How to choose the best sofa for your lifestyle?

Sofa is a major furniture investment and it’s worth spending some time considering all the factors that will make the sofa you buy perfect for your needs. Follow our tips to choose the sofa that fits your design scheme, fits your family’s lifestyle, and – last but not least – actually fits the space you have available.

First things first: what is it for?

The main use of your sofa will determine the best design. 

Is it mostly for lounging and relaxing? Then softer, deeper, lower-back design will probably suit you best. Are you likely to sit on the sofa while eating, or in a more formal entertaining situations? More upright, higher seats with firmer cushions might be a better idea and suit more formal and traditional interiors better. 

Seat depth (from the edge to the cushion) is a good guide to ‘’loungability’’ of the sofa: 

- 16-18 inches: more like a chair than a cosy lounging space. 

- 22-26 inches: good for sitting comfortably without sinking, and just possible to stretch down on. 

- 30 inches and more: so deep that you might never want to get up again, can easily be used to sleep on. 

And while on the subject of sleeping: is your sofa going to be used for sleeping, either regularly or occasionally? It’s perfectly possible to sleep on a larger non-extendable sofa, but a sofa bed might be a better option for regular dual use (sometimes you even get a bedding storage space within the sofa). Leather sofas are often slippery, so it’s harder to keep bedding in place – if you get frequent “couch surfers”, fabric-covered sofa is a better option. 

Will it actually fit?

Measure everything – this includes the space for the sofa in your room, but also the width of the room’s door, the hall and the main door; and if you live in a flat or want the sofa for an upstairs room, don’t forget the staircase. You don’t want to end up with a piece of furniture that won’t fit through the door. Length of the sofa can be an issue when going round the corners – so make sure it will fit!

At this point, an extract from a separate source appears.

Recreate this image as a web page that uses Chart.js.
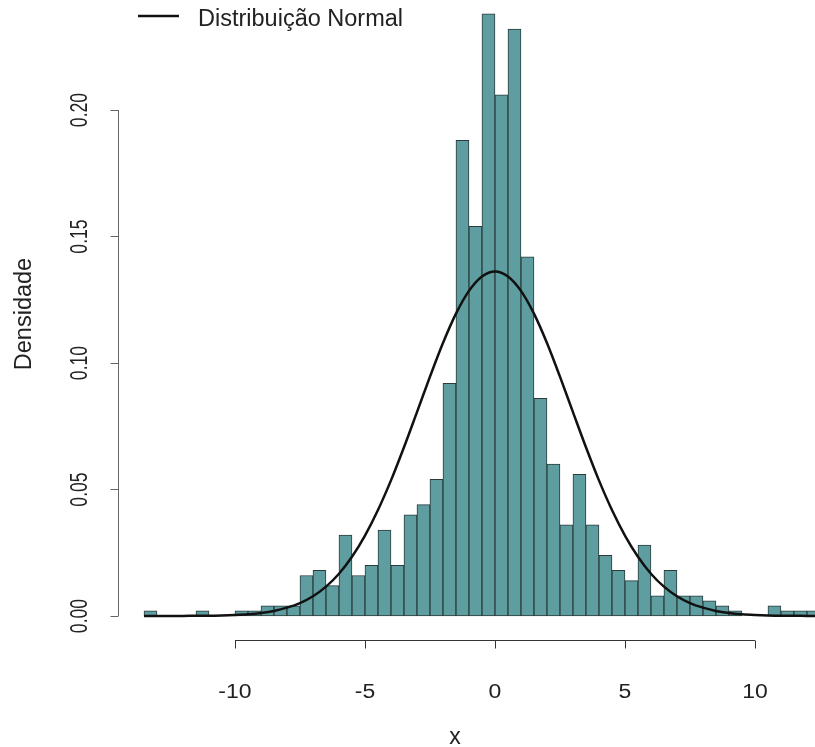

Inside the room, especially if it’s on a small size, also measure everything. It is also useful to make a to-scale drawing of the whole room. Cut out to-scale shapes of the possible sofas’ footprint from cardboard and move them around your room plan, to see how and where they fit. When making the cut-outs, don’t forget to allow for the overhang of the arms and the back. 

Once you made your choice in principle, use masking tape to mark out the space on the floor in the actual room, to get a better feel for the fit. 

Sofa should not be pushed right against the wall, this makes the room look more cramped and doesn’t allow the upholstery to breathe, so leave some space behind it, even in a small room. 

Shapes and styles

Light colours and pale no-pattern fabrics look great on Pinterest, but do consider practicalities – if you have kids, pets or do a lot of snacking and drinking on and around the sofa, you might want to sacrifice some of those serene creams and pale greys for less cleaning, washing and longer life of your upholstery. Read more about choosing the right covers in the next part of this guide. 

Curvy, flowing shapes fit traditional design schemes better, while more geometric ones go with modern interiors. 

Corner sofas work well in contemporary rooms, and in large, open-plan designs. You can also fit more people on a relatively smaller footprint. 

Sofas with exposed legs can make the room appear more spacious as they make more of the floor visible. 

Choose the upholstery wisely

This is one of the most important aspects of choosing a sofa, and the one place where you might need to make some trade-offs between looks and functionality, but with some planning, you shouldn’t need to compromise too much. 

Have you fallen in love with a pale green or yellow sofa, but are worried about stains? Consider removable fabric covers that can be washed or pretreated fabrics that are stain-resistant. 

Do you like velvety or fluffy textures but have pets? Faux suede is  saferer for allergy sufferers, yet still has that soft tactile feel. 

Generally, though, tightly-woven, smoother fabrics in darker colours or patterns are the best choice if you have children, pets or less-than-perfect housekeeping habits. Velvet, chenille or natural, textured wool are better for more formal rooms or if the sofa isn’t used every day. 

And finally, although usually more expensive than fabric and offering less of a colour and pattern choice, leather is durable, easy to maintain (just wipe any spills clean), and better for allergy sufferers as it doesn’t accumulate dust or pet hair.

Frame and filling

The more solid the frame – ideally, made from solid hardwood with screws and dowel joints and not chipboard – the more robust and long-lived your sofa will be, although you might need to pay more for such durability. 

The filling material also makes a difference: foam wrapped in feather is both practical and comfortable. Cushions with springs will also add to both durability and comfort.